Wagner, Hedda
Sonatine op. 102 / Zwei Tänze op. 92 (Harlekinade/Das Echo)
für Klavier, Erstdruck
Hedda Wagner (1876-1950) wuchs als behütetes Einzelkind im österreichischen Linz auf. Der Vater war Arzt, Freidenker und hatte engen Kontakt zur Linzer Arbeiterbewegung. Dies war prägend für das Mädchen. Da Hedda sehr wissbegierig war und es in Linz noch kein Mädchengymnasium gab, bekam sie Privatunterricht. Zusätzlich eignete sie sich autodidaktisch Kenntnisse in Philosophie, Psychologie, Literatur- und Musikwissenschaft an. Sie konnte in mehreren Sprachen korrespondieren und die antiken Schriftsteller im Original lesen. Außerdem erhielt sie privaten Klavierunterricht in Linz, möglicherweise auch Gesangs-, Theorie- und Kompositionsunterricht. Mit 20 absolvierte sie die Staatsprüfung für Klavier mit Auszeichnung in Wien. 1902 ist ihre erste Komposition belegt, ein Klavierlied.
1911 schloss Hedda Wagner sich der Frauenbewegung an und trat der Sozialdemokratischen Arbeiterpartei bei. Ein Jahr später wurde sie freie Mitarbeiterin beim sozialdemokratischen Linzer Tagblatt, später festangestellte Redakteurin. Als engagierte Frauenrechtlerin schrieb sie regelmäßig über Frauenthemen. Insgesamt sind etwa 1600 journalistische Veröffentlichungen belegt. Außerdem schrieb sie zahlreiche Erzählungen, Gedichte und 15 Romane.
1938 erhielt Wagner Schreibverbot, unter anderem wegen ihrer „judenfreundlichen Einstellung“. Um Geld zu verdienen, gab sie Nachhilfe- und Klavierunterricht und begann wieder zu komponieren. Ihr musikalisches Werk ist umfangreich und vielgestaltig. Es gibt zahlreiche Klavierlieder, Kammermusikwerke, Chorwerke, drei Opern und fünf Klavierstücke. Zu Wagners Lebzeiten wurde nichts davon gedruckt und kaum etwas aufgeführt.

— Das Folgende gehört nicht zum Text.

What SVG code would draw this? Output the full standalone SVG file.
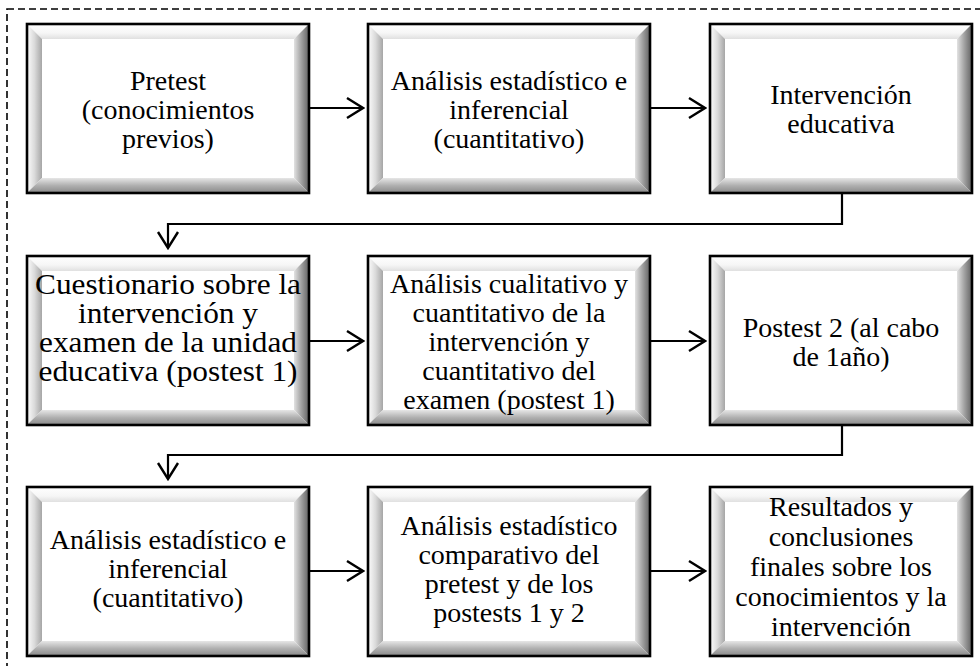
<svg xmlns="http://www.w3.org/2000/svg" xmlns:xlink="http://www.w3.org/1999/xlink" width="980" height="666" viewBox="0 0 980 666">
<style>
.t{font-family:"Liberation Serif","Times New Roman",serif;font-size:28px;fill:#000;text-anchor:middle}
.t30{font-size:28.5px}
.ln{fill:none;stroke:#000;stroke-width:2.2}
.frame{fill:none;stroke:#000;stroke-width:1.6;stroke-dasharray:7 4}
.bt{fill:url(#gTop)}.bl{fill:url(#gLeft)}.br{fill:url(#gRight)}.bb{fill:url(#gBot)}
.in{fill:#fff}.ol{fill:none;stroke:#000;stroke-width:2.6}
</style>
<defs>
<linearGradient id="gTop" x1="0" y1="0" x2="0" y2="1"><stop offset="0" stop-color="#ffffff"/><stop offset="0.6" stop-color="#f6f6f6"/><stop offset="1" stop-color="#e0e0e0"/></linearGradient>
<linearGradient id="gLeft" x1="0" y1="0" x2="1" y2="0"><stop offset="0" stop-color="#fdfdfd"/><stop offset="0.5" stop-color="#dadada"/><stop offset="1" stop-color="#a6a6a6"/></linearGradient>
<linearGradient id="gRight" x1="0" y1="0" x2="1" y2="0"><stop offset="0" stop-color="#e2e2e2"/><stop offset="0.5" stop-color="#a0a0a0"/><stop offset="1" stop-color="#626262"/></linearGradient>
<linearGradient id="gBot" x1="0" y1="0" x2="0" y2="1"><stop offset="0" stop-color="#e6e6e6"/><stop offset="0.5" stop-color="#b0b0b0"/><stop offset="1" stop-color="#888888"/></linearGradient>
<marker id="ah" viewBox="-20 -13 22 26" refX="0" refY="0" markerWidth="22" markerHeight="26" markerUnits="userSpaceOnUse" orient="auto">
<path d="M-16,-10 L0,0 L-16,10" fill="none" stroke="#000" stroke-width="2.4"/>
</marker>
<g id="bevA">
<polygon class="bt" points="0,0 282,0 267,15 15,15"/>
<polygon class="bl" points="0,0 15,15 15,154 0,169"/>
<polygon class="br" points="282,0 282,169 267,154 267,15"/>
<polygon class="bb" points="0,169 15,154 267,154 282,169"/>
<rect class="in" x="15" y="15" width="252" height="139"/>
<rect class="ol" x="0" y="0" width="282" height="169"/>
</g>
<g id="bevB">
<polygon class="bt" points="0,0 262,0 247,15 15,15"/>
<polygon class="bl" points="0,0 15,15 15,154 0,169"/>
<polygon class="br" points="262,0 262,169 247,154 247,15"/>
<polygon class="bb" points="0,169 15,154 247,154 262,169"/>
<rect class="in" x="15" y="15" width="232" height="139"/>
<rect class="ol" x="0" y="0" width="262" height="169"/>
</g>
</defs>
<rect width="980" height="666" fill="#fff"/>
<rect class="frame" x="7" y="9" width="1000" height="700"/>

<g id="n1"><use href="#bevA" x="27" y="24"/>
<text class="t" x="168" y="90">Pretest</text><text class="t" x="168" y="119">(conocimientos</text><text class="t" x="168" y="148">previos)</text></g>
<g id="n2"><use href="#bevA" x="368" y="24"/>
<text class="t" x="509" y="90">Análisis estadístico e</text><text class="t" x="509" y="119">inferencial</text><text class="t" x="509" y="148">(cuantitativo)</text></g>
<g id="n3"><use href="#bevB" x="710" y="24"/>
<text class="t" x="841" y="104">Intervención</text><text class="t" x="841" y="133">educativa</text></g>

<g id="n4"><use href="#bevA" x="27" y="256"/>
<text class="t t30" x="168" y="294" textLength="266" lengthAdjust="spacingAndGlyphs">Cuestionario sobre la</text><text class="t t30" x="168" y="323" textLength="180" lengthAdjust="spacingAndGlyphs">intervención y</text><text class="t t30" x="168" y="352" textLength="258" lengthAdjust="spacingAndGlyphs">examen de la unidad</text><text class="t t30" x="168" y="381" textLength="259" lengthAdjust="spacingAndGlyphs">educativa (postest 1)</text></g>
<g id="n5"><use href="#bevA" x="368" y="256"/>
<text class="t" x="509" y="293">Análisis cualitativo y</text><text class="t" x="509" y="322">cuantitativo de la</text><text class="t" x="509" y="351">intervención y</text><text class="t" x="509" y="380">cuantitativo del</text><text class="t" x="509" y="409">examen (postest 1)</text></g>
<g id="n6"><use href="#bevB" x="710" y="256"/>
<text class="t" x="841" y="337">Postest 2 (al cabo</text><text class="t" x="841" y="366">de 1año)</text></g>

<g id="n7"><use href="#bevA" x="27" y="487"/>
<text class="t" x="168" y="549">Análisis estadístico e</text><text class="t" x="168" y="578">inferencial</text><text class="t" x="168" y="607">(cuantitativo)</text></g>
<g id="n8"><use href="#bevA" x="368" y="487"/>
<text class="t" x="509" y="535">Análisis estadístico</text><text class="t" x="509" y="564">comparativo del</text><text class="t" x="509" y="593">pretest y de los</text><text class="t" x="509" y="622">postests 1 y 2</text></g>
<g id="n9"><use href="#bevB" x="710" y="487"/>
<text class="t" x="841" y="516">Resultados y</text><text class="t" x="841" y="546">conclusiones</text><text class="t" x="841" y="576">finales sobre los</text><text class="t" x="841" y="606">conocimientos y la</text><text class="t" x="841" y="636">intervención</text></g>

<g id="connectors">
<path class="ln" d="M309,108 H363" marker-end="url(#ah)"/>
<path class="ln" d="M650,108 H705" marker-end="url(#ah)"/>
<path class="ln" d="M842,193 V224 H168 V248" marker-end="url(#ah)"/>
<path class="ln" d="M309,341 H363" marker-end="url(#ah)"/>
<path class="ln" d="M650,341 H705" marker-end="url(#ah)"/>
<path class="ln" d="M842,425 V455 H168 V479" marker-end="url(#ah)"/>
<path class="ln" d="M309,571 H363" marker-end="url(#ah)"/>
<path class="ln" d="M650,571 H705" marker-end="url(#ah)"/>
</g>
</svg>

Jetzt hat der Certosa-Verlag erstmalig zwei Klavierwerke herausgegeben, mit ausführlichem Vorwort zu Leben und Werk der Komponistin sowie einer Einführung in die Klavierstücke. Die dreisätzige Sonatine (untere Mittelstufe, einige weite Griffe müssen bewältigt werden) im klassisch-romantischen Stil war wohl für den Freundeskreis gedacht. Die beiden Tänze op. 92 (obere Mittelstufe) sind der Tänzerin Edith Wilensky gewidmet. Die Harlekinade ist ein freches, schnelles Stück, Das Echo punktet mit Humor.
Für den Unterricht sind sie nur zum Teil geeignet. Im Rahmen eines Komponistinnenkonzerts wären sie – verbunden mit der Biografie Hedda Wagners – aber eine Bereicherung, vor allem die zwei Tänze op. 92. Beim Notentext fällt auf, dass – bis auf die Tempoangaben am Anfang eines Stücks – keinerlei Vortragsbezeichnungen vorhanden sind. Lautstärke (bis auf ein einziges pp) und Artikulation fehlen ganz, Fingersätze und Pedalbezeichnung ebenfalls.
Hedda Wagner hat Mut und Durchhaltevermögen in schwierigen Zeiten bewiesen. Sie wurde 1947 in Linz für ihr Lebenswerk geehrt. Es wäre interessant, weitere Werke dieser bemerkenswerten Frau kennenzulernen.